I think needing a package that is not included in the Python standard release this is a serious issue. lit has no dependencies. That makes it easy to build and test anywhere.

It is not a hard dependency. It is only required if you want use the per test timeout. If you don't use the timeout lit will work fine without pustil. Although it would be nice to not have psutil as a dependency I'd like to point out that:

  • Installing pustil is ridiculously easy. If you are root its just a single command`pip install psutil`, if you're not root you can just use virtualenv and then install it there.
  • Not using pustil will likely lead to less portability (at least initially). The pustil module is awesome and a lot of hard work has gone into making it work on all platforms.
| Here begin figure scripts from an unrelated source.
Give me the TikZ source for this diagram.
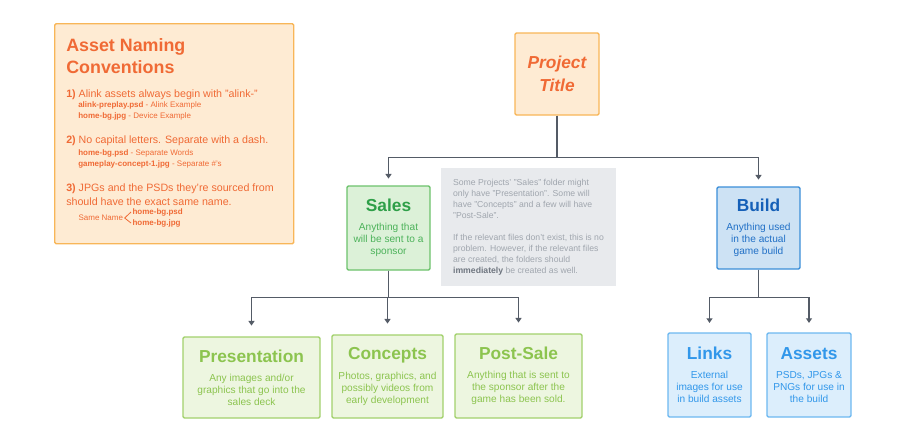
\documentclass[tikz,border=0pt]{standalone}
\usepackage{fontspec}
\setmainfont{Liberation Sans}
\usetikzlibrary{arrows.meta, positioning}
\definecolor{peachfill}{HTML}{FEEBD3}
\definecolor{peachline}{HTML}{F8B658}
\definecolor{peachtext}{HTML}{F06A35}
\definecolor{salesfill}{HTML}{DCF1D8}
\definecolor{salesline}{HTML}{6CC26B}
\definecolor{salestitle}{HTML}{2E9F48}
\definecolor{salestext}{HTML}{4CB25A}
\definecolor{subfill}{HTML}{EDF6E0}
\definecolor{subline}{HTML}{A2D16C}
\definecolor{subtext}{HTML}{8CC44F}
\definecolor{buildfill}{HTML}{CDE2F4}
\definecolor{buildline}{HTML}{3B8ED8}
\definecolor{buildtitle}{HTML}{1560B8}
\definecolor{buildtext}{HTML}{2170C6}
\definecolor{assetfill}{HTML}{DCEEFC}
\definecolor{assetline}{HTML}{6DB8F0}
\definecolor{assettext}{HTML}{3197EA}
\definecolor{notefill}{HTML}{E8EAED}
\definecolor{notetext}{HTML}{A0A6AE}
\definecolor{notebold}{HTML}{6F7680}
\definecolor{linkgray}{HTML}{545B66}
\newcommand{\descfont}{\fontsize{7.6}{9}\selectfont}
\newcommand{\boxhead}[2]{{\fontsize{13}{15}\selectfont\bfseries\color{#1}#2}\\[5.6pt]}

\begin{document}
\begin{tikzpicture}[
    x=0.75pt, y=-0.75pt,
    folder/.style={
        rectangle, line width=1.1pt, rounded corners=1pt, align=center, inner sep=2pt
    },
    titlebox/.style={
        folder, draw=peachline, fill=peachfill, text=peachtext,
        font=\fontsize{13}{17.25}\selectfont\bfseries\itshape
    },
    salesbox/.style={folder, draw=salesline, fill=salesfill, text=salestext, font=\descfont},
    subbox/.style={folder, draw=subline, fill=subfill, text=subtext, font=\descfont},
    buildbox/.style={folder, draw=buildline, fill=buildfill, text=buildtext, font=\descfont},
    assetbox/.style={folder, draw=assetline, fill=assetfill, text=assettext, font=\descfont},
    notebox/.style={
        rectangle, fill=notefill, text=notetext, align=left, inner sep=0pt,
        font=\fontsize{6.5}{8.25}\selectfont
    },
    convtext/.style={anchor=west, inner sep=0pt, text=peachtext},
    convhead/.style={convtext, align=left, font=\fontsize{13.4}{16.5}\selectfont\bfseries},
    convitem/.style={convtext, align=left, font=\fontsize{8}{10.5}\selectfont},
    convsub/.style={convtext, font=\fontsize{6}{7.5}\selectfont},
    link/.style={
        -{Triangle[width=4.5pt,length=3.5pt]}, line width=1.1pt, draw=linkgray
    }
]
\useasboundingbox (0,0) rectangle (905,440);

% Naming conventions (Top Left)
\node[rectangle, draw=peachline, fill=peachfill, line width=1.1pt, rounded corners=1pt,
      anchor=north west, minimum width=179.25pt, minimum height=165pt] (conv) at (54,23) {};
\node[convhead] (convtitle) at (66,56) {Asset Naming\\Conventions};
\node[convitem] (rulea) at (66,95) {\textbf{1)} Alink assets always begin with "alink-"};
\node[convsub] (rulea1) at (78,105) {\textbf{alink-preplay.psd} - Alink Example};
\node[convsub] (rulea2) at (78,116) {\textbf{home-bg.jpg} - Device Example};
\node[convitem] (ruleb) at (66,141) {\textbf{2)} No capital letters. Separate with a dash.};
\node[convsub] (ruleb1) at (78,153) {\textbf{home-bg.psd} - Separate Words};
\node[convsub] (ruleb2) at (78,164) {\textbf{gameplay-concept-1.jpg} - Separate \#'s};
\node[convitem] (rulec) at (66,195) {\textbf{3)} JPGs and the PSDs they're sourced from\\should have the exact same name.};
\node[convsub, inner sep=1pt] (same) at (77,218) {Same Name};
\node[convsub, inner sep=1pt] (samepsd) at (131,212) {\textbf{home-bg.psd}};
\node[convsub, inner sep=1pt] (samejpg) at (131,223) {\textbf{home-bg.jpg}};
\draw[peachtext, line width=0.6pt] (samepsd.west) -- (same.east) -- (samejpg.west);

% Project (Top Centre)
\node[titlebox, minimum width=63pt, minimum height=61.5pt] (title) at (557,74) {Project\\Title};

% Sales, note and Build (Middle)
\node[salesbox, minimum width=62.25pt, minimum height=63pt] (sales) at (388.5,228)
    {\boxhead{salestitle}{Sales}Anything that\\will be sent to a\\sponsor};
\node[notebox, minimum width=131.25pt, minimum height=88.5pt] (note) at (528.5,227)
    {Some Projects' "Sales" folder might\\only have "Presentation". Some will\\have "Concepts" and a few will have\\"Post-Sale".\\[8.25pt]%
     If the relevant files don't exist, this is no\\problem. However, if the relevant files\\are created, the folders should\\\textbf{\color{notebold}immediately} be created as well.};
\node[buildbox, minimum width=62.25pt, minimum height=61.5pt] (build) at (758.5,228)
    {\boxhead{buildtitle}{Build}Anything used\\in the actual\\game build};

% Sales folders (Bottom Left)
\node[subbox, minimum width=102.75pt, minimum height=60.75pt] (pres) at (251.5,377.5)
    {\boxhead{subtext}{Presentation}Any images and/or\\graphics that go into the\\sales deck};
\node[subbox, minimum width=83.25pt, minimum height=62.25pt] (concepts) at (387.5,376.5)
    {\boxhead{subtext}{Concepts}Photos, graphics, and\\possibly videos from\\early development};
\node[subbox, minimum width=95.25pt, minimum height=63pt] (postsale) at (518.5,376)
    {\boxhead{subtext}{Post-Sale}Anything that is sent to\\the sponsor after the\\game has been sold.};

% Build folders (Bottom Right)
\node[assetbox, minimum width=62.25pt, minimum height=63pt] (links) at (709.5,375)
    {\boxhead{assettext}{Links}External\\images for use\\in build assets};
\node[assetbox, minimum width=63pt, minimum height=63pt] (assets) at (809,375)
    {\boxhead{assettext}{Assets}PSDs, JPGs \&\\PNGs for use in\\the build};

% Connectors
\draw[link, shorten >=5pt] (title.south) -- ++(0,42) -| (sales.north);
\draw[link, shorten >=5pt] (title.south) -- ++(0,42) -| (build.north);
\draw[link, shorten >=8pt] (sales.south) -- ++(0,27) -| (pres.north);
\draw[link, shorten >=8pt] (sales.south) -- ++(0,27) -| (concepts.north);
\draw[link, shorten >=8pt] (sales.south) -- ++(0,27) -| (postsale.north);
\draw[link, shorten >=7pt] (build.south) -- ++(0,28) -| (links.north);
\draw[link, shorten >=7pt] (build.south) -- ++(0,28) -| (assets.north);

\end{tikzpicture}
\end{document}
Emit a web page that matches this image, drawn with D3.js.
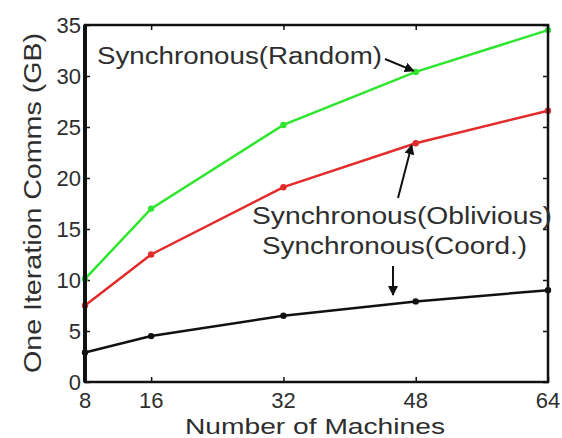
<!DOCTYPE html>
<html>
<head>
<meta charset="utf-8">
<script src="https://cdn.jsdelivr.net/npm/d3@7"></script>
<style>
  body { margin: 0; background: #fff; }
  text { font-family: "Liberation Sans", Arial, sans-serif; fill: #2e2e2e; }
</style>
</head>
<body>
<div id="chart"></div>
<script>
const machines = [8, 16, 32, 48, 64];
const randomComms = [10.1, 17.0, 25.2, 30.4, 34.5];
const obliviousComms = [7.5, 12.5, 19.1, 23.4, 26.6];
const coordComms = [2.9, 4.5, 6.5, 7.9, 9.0];
const xTicks = [8, 16, 32, 48, 64];
const yTicks = [0, 5, 10, 15, 20, 25, 30, 35];

const W = 562, H = 438;
const margin = { top: 25, right: 14, bottom: 56, left: 85 };
const width = W - margin.left - margin.right;
const height = H - margin.top - margin.bottom;

const svg = d3.select("#chart").append("svg")
    .attr("width", W)
    .attr("height", H);

svg.append("defs").append("marker")
    .attr("id", "arrow")
    .attr("viewBox", "0 0 10 10")
    .attr("refX", 9).attr("refY", 5)
    .attr("markerWidth", 5).attr("markerHeight", 5)
    .attr("orient", "auto")
    .append("path").attr("d", "M0,0L10,5L0,10z").attr("fill", "#111");

const g = svg.append("g")
    .attr("transform", `translate(${margin.left},${margin.top})`);

const x = d3.scaleLinear().domain([8, 64]).range([0, width]);
const y = d3.scaleLinear().domain([0, 35]).range([height, 0]);

// inward ticks on all four sides
const tk = 5;
g.append("g").attr("transform", `translate(0,${height})`)
    .call(d3.axisBottom(x).tickValues(xTicks).tickSize(-tk).tickFormat(""))
    .call(a => a.select(".domain").remove());
g.append("g")
    .call(d3.axisTop(x).tickValues(xTicks).tickSize(-tk).tickFormat(""))
    .call(a => a.select(".domain").remove());
g.append("g")
    .call(d3.axisLeft(y).tickValues(yTicks).tickSize(-tk).tickFormat(""))
    .call(a => a.select(".domain").remove());
g.append("g").attr("transform", `translate(${width},0)`)
    .call(d3.axisRight(y).tickValues(yTicks).tickSize(-tk).tickFormat(""))
    .call(a => a.select(".domain").remove());
g.selectAll(".tick line").attr("stroke", "#111").attr("stroke-width", 1.5);

// tick labels
g.selectAll(".xlab").data(xTicks).enter().append("text")
    .attr("x", d => x(d)).attr("y", height + 26)
    .attr("text-anchor", "middle").attr("font-size", 22)
    .text(d => d);
g.selectAll(".ylab").data(yTicks).enter().append("text")
    .attr("x", -4).attr("y", d => y(d) + 8)
    .attr("text-anchor", "end").attr("font-size", 22)
    .text(d => d);

// axis titles
svg.append("text")
    .attr("x", 315).attr("y", 434)
    .attr("text-anchor", "middle").attr("font-size", 22)
    .attr("textLength", 260).attr("lengthAdjust", "spacingAndGlyphs")
    .text("Number of Machines");
svg.append("text")
    .attr("transform", "translate(41,203) rotate(-90)")
    .attr("text-anchor", "middle").attr("font-size", 23)
    .attr("textLength", 340).attr("lengthAdjust", "spacingAndGlyphs")
    .text("One Iteration Comms (GB)");

// series
const series = [
    { values: randomComms, color: "#2ee62e" },
    { values: obliviousComms, color: "#e32b2b" },
    { values: coordComms, color: "#111111" }
];
const line = d3.line().x(d => x(d[0])).y(d => y(d[1]));
series.forEach(s => {
    const pts = machines.map((m, i) => [m, s.values[i]]);
    g.append("path").datum(pts)
        .attr("fill", "none").attr("stroke", s.color).attr("stroke-width", 2.5)
        .attr("d", line);
    g.selectAll(null).data(pts).enter().append("circle")
        .attr("cx", d => x(d[0])).attr("cy", d => y(d[1]))
        .attr("r", 3.2).attr("fill", s.color);
});

// plot frame
g.append("rect")
    .attr("width", width).attr("height", height)
    .attr("fill", "none").attr("stroke", "#111").attr("stroke-width", 2.5);
g.append("line").attr("x1", 0).attr("x2", 0).attr("y1", 0).attr("y2", height)
    .attr("stroke", "#111").attr("stroke-width", 4);

// annotations
const ann = svg.append("g").attr("font-size", 23);
ann.append("text").attr("x", 97).attr("y", 64)
    .attr("textLength", 285).attr("lengthAdjust", "spacingAndGlyphs")
    .text("Synchronous(Random)");
ann.append("text").attr("x", 252).attr("y", 224)
    .attr("textLength", 300).attr("lengthAdjust", "spacingAndGlyphs")
    .text("Synchronous(Oblivious)");
ann.append("text").attr("x", 262).attr("y", 254)
    .attr("textLength", 265).attr("lengthAdjust", "spacingAndGlyphs")
    .text("Synchronous(Coord.)");

const arrows = [
    [385, 59, x(48) + margin.left - 2, y(randomComms[3]) + margin.top - 1],
    [398, 198, x(48) + margin.left - 4, y(obliviousComms[3]) + margin.top + 2],
    [393, 266, 393, 295]
];
arrows.forEach(a => {
    svg.append("line")
        .attr("x1", a[0]).attr("y1", a[1]).attr("x2", a[2]).attr("y2", a[3])
        .attr("stroke", "#111").attr("stroke-width", 2)
        .attr("marker-end", "url(#arrow)");
});
</script>
</body>
</html>
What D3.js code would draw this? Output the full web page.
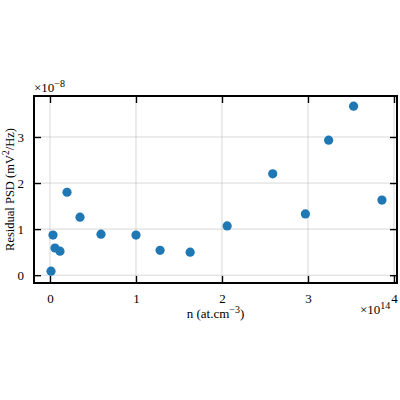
<!DOCTYPE html>
<html><head><meta charset="utf-8">
<script src="https://cdn.jsdelivr.net/npm/d3@7"></script>
<style>body{margin:0;background:#fff}text{font-family:"Liberation Serif",serif}</style>
</head><body><div id="chart"></div>
<script>
// n in units of 1e14 at.cm^-3, PSD in units of 1e-8 mV^2/Hz
const nVals = [0.012, 0.035, 0.058, 0.116, 0.198, 0.349, 0.593, 1.0, 1.28, 1.63, 2.06, 2.59, 2.97, 3.24, 3.53, 3.86];
const psdVals = [0.087, 0.87, 0.59, 0.52, 1.80, 1.26, 0.89, 0.87, 0.54, 0.50, 1.07, 2.20, 1.33, 2.93, 3.67, 1.63];
const xTicks = [0, 1, 2, 3, 4];
const yTicks = [0, 1, 2, 3];

const W = 400, H = 400;
const m = { left: 34, right: 3, top: 96, bottom: 117 };
const iw = W - m.left - m.right, ih = H - m.top - m.bottom;

const svg = d3.select("#chart").append("svg").attr("width", W).attr("height", H);
const g = svg.append("g").attr("transform", `translate(${m.left},${m.top})`);

const x = d3.scaleLinear().domain([-0.186, 4.035]).range([0, iw]);
const y = d3.scaleLinear().domain([-0.17, 3.89]).range([ih, 0]);

g.append("g").selectAll("line").data(xTicks).join("line")
  .attr("x1", d => x(d)).attr("x2", d => x(d)).attr("y1", 0).attr("y2", ih)
  .attr("stroke", "#b0b0b0").attr("stroke-width", 0.8).attr("opacity", 0.6);
g.append("g").selectAll("line").data(yTicks).join("line")
  .attr("y1", d => y(d)).attr("y2", d => y(d)).attr("x1", 0).attr("x2", iw)
  .attr("stroke", "#b0b0b0").attr("stroke-width", 0.8).attr("opacity", 0.6);

function styleAxis(sel, lbl) {
  sel.select(".domain").remove();
  sel.selectAll(".tick line").attr("stroke", "#000").attr("stroke-width", 1.4);
  sel.selectAll("text").attr("font-size", 13).attr("fill", "#000").style("display", lbl ? null : "none");
}
const tick = 7;
g.append("g").attr("transform", `translate(0,${ih})`)
  .call(d3.axisBottom(x).tickValues(xTicks).tickSizeInner(-tick).tickPadding(tick + 4).tickFormat(d3.format("d")))
  .call(s => styleAxis(s, true));
g.append("g")
  .call(d3.axisTop(x).tickValues(xTicks).tickSizeInner(-tick))
  .call(s => styleAxis(s, false));
g.append("g")
  .call(d3.axisLeft(y).tickValues(yTicks).tickSizeInner(-tick).tickPadding(tick + 3).tickFormat(d3.format("d")))
  .call(s => styleAxis(s, true));
g.append("g").attr("transform", `translate(${iw},0)`)
  .call(d3.axisRight(y).tickValues(yTicks).tickSizeInner(-tick))
  .call(s => styleAxis(s, false));

g.append("rect").attr("width", iw).attr("height", ih).attr("fill", "none").attr("stroke", "#000").attr("stroke-width", 2);

g.append("g").selectAll("circle").data(nVals).join("circle")
  .attr("cx", d => x(d)).attr("cy", (d, i) => y(psdVals[i])).attr("r", 4.6).attr("fill", "#1f77b4");

svg.append("text").attr("x", 34).attr("y", 92).attr("font-size", 13).html('×10<tspan dy="-5" font-size="10">−8</tspan>');
svg.append("text").attr("x", 360).attr("y", 314).attr("font-size", 13).html('×10<tspan dy="-5" font-size="10">14</tspan>');
svg.append("text").attr("x", m.left + iw / 2).attr("y", 318).attr("text-anchor", "middle").attr("font-size", 13)
  .html('n (at.cm<tspan dy="-5" font-size="10">−3</tspan><tspan dy="5">)</tspan>');
svg.append("text").attr("transform", `translate(13.5,${m.top + ih / 2}) rotate(-90)`).attr("text-anchor", "middle").attr("font-size", 12.5)
  .html('Residual PSD (mV<tspan dy="-5" font-size="9.5">2</tspan><tspan dy="5">/Hz)</tspan>');
</script></body></html>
It's likely that our attempts to emulate this work inside lit would not be as portable.
  • lit is used by llvm developers or it is obtained via the package on PyPi. In the PyPi case pustil can be made a dependency so users will automatically get pustil. In the case for LLVM developers I believe that they are competent enough to know how to install pustil if they need it.

When I tried to implement this a year ago, it turned out not to be possible on python 2.7 (without the external library). The features needed to make it work weren't added until 3.2, I believe.

I think having psutil as a soft dependency is fine.

utils/lit/lit/TestRunner.py
582

I was looking at the diff of Diff 5 vs Diff 6. And yeah, I'd consider that trivial too.

delcypher updated this revision to Diff 43369.Dec 21 2015, 6:45 AM
delcypher updated this object.
delcypher edited edge metadata.
  • Downgrade warning about `--timeout=` command line option overriding the LitConfig setting to a note
  • To not print the per test timeout when running
  • Improve testing of `--timeout=` overriding the LitConfig setting
  • Remove implementing timeout from TODO
  • Add notes on improving per test timeout implementation in TODO
This revision was automatically updated to reflect the committed changes.